# Mounting a Goose Leg



## duckbuster808 (Sep 9, 2005)

I shot a banded goose on the 8th and would like to mount just the leg on a plaque like it is walking.....What should I do to the leg to perserve it....I am going to attempt to mount it myself, but am wondering if I should skin it and pull the bone out and clean it or if there was something I could put in the leg to perserve it without really skinning it out....I cut the leg off at the knuckle/kneejoint and have it frozen in the freezer w/ the band still on it. I have some wire laying around somewhere that will work in the leg but I really don't know where to start.
Any help would be greatly appreciated as I am looking to do this soon. 

Thanks in advance,

Corey Sorensen
DB808


----------



## multibeard (Mar 3, 2002)

I mounted, if that is what you want to call it, the legs of a limb hanger turkey in the early 80's. 

All I di was make a t out of two pieces of wood. I pushed down on the leg and put a nail at the top of the joint where I cut it off the turkey and a couple few more nails to stabelize the feet. I let it dry for quite a long time. 

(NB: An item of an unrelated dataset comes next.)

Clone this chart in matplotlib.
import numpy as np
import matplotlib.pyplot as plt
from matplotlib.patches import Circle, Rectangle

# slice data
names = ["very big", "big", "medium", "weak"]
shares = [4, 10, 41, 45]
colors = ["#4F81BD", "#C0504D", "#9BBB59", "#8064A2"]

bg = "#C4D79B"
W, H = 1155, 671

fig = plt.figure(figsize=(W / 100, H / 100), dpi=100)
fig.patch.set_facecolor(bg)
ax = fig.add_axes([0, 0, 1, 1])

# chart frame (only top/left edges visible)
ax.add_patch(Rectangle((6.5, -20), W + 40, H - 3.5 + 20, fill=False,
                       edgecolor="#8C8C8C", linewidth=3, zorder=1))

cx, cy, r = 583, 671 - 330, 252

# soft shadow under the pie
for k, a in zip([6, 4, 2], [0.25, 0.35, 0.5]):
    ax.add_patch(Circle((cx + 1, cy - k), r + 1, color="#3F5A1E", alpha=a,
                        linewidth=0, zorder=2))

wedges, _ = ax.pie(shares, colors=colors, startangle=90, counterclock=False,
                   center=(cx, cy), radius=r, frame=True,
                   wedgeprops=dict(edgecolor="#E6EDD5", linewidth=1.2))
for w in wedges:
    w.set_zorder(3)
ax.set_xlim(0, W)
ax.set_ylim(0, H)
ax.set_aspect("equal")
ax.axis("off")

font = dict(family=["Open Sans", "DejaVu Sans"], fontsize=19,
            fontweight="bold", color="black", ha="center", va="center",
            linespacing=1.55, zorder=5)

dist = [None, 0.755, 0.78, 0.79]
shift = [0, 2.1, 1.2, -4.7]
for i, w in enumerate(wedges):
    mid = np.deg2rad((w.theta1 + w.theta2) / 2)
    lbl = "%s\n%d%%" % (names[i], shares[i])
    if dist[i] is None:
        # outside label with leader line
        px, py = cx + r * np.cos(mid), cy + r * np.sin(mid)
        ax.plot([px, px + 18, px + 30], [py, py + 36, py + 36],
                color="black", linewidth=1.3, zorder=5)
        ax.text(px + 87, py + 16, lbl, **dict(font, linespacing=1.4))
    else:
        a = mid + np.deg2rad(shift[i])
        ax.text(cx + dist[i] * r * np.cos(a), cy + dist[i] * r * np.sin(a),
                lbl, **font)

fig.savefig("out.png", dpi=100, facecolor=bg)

I cut the brass off a shot gun shell to cap the leg and a cup hook in the primer for a hanger.


----------



## duckbuster808 (Sep 9, 2005)

Did you put any kind of perservatives on it or anything to get rid of the flesh and such inside? The only thing I am worried about is it smelling after awhile. Thanks,

Corey Sorensen
DB808


----------



## multibeard (Mar 3, 2002)

I don't think that I put anything on it at all to preserve it. Just let it dry. Seeing it is not a webbed foot there was really nothing but skin over bone. 

I have never looked at a goose foot that close as to know how much meat there might be in the web to taint. I would make sure that the foot was kept where a mouse can't get to it and chew on it.

I have a number of turkey legs around that I have been meaning to cut the spurs off of that have no odor. They were just left to dry with out being placed on a board.


----------



## duckbuster808 (Sep 9, 2005)

Ok thanks...I know that they make a stuff you can inject into the feet of waterfowl so I might just opt to do that...It is suppposed to prevent shrinkage and rotting of the foot....we'll see, I will let you know how it turns out and how I did it....thanks,

DB808


----------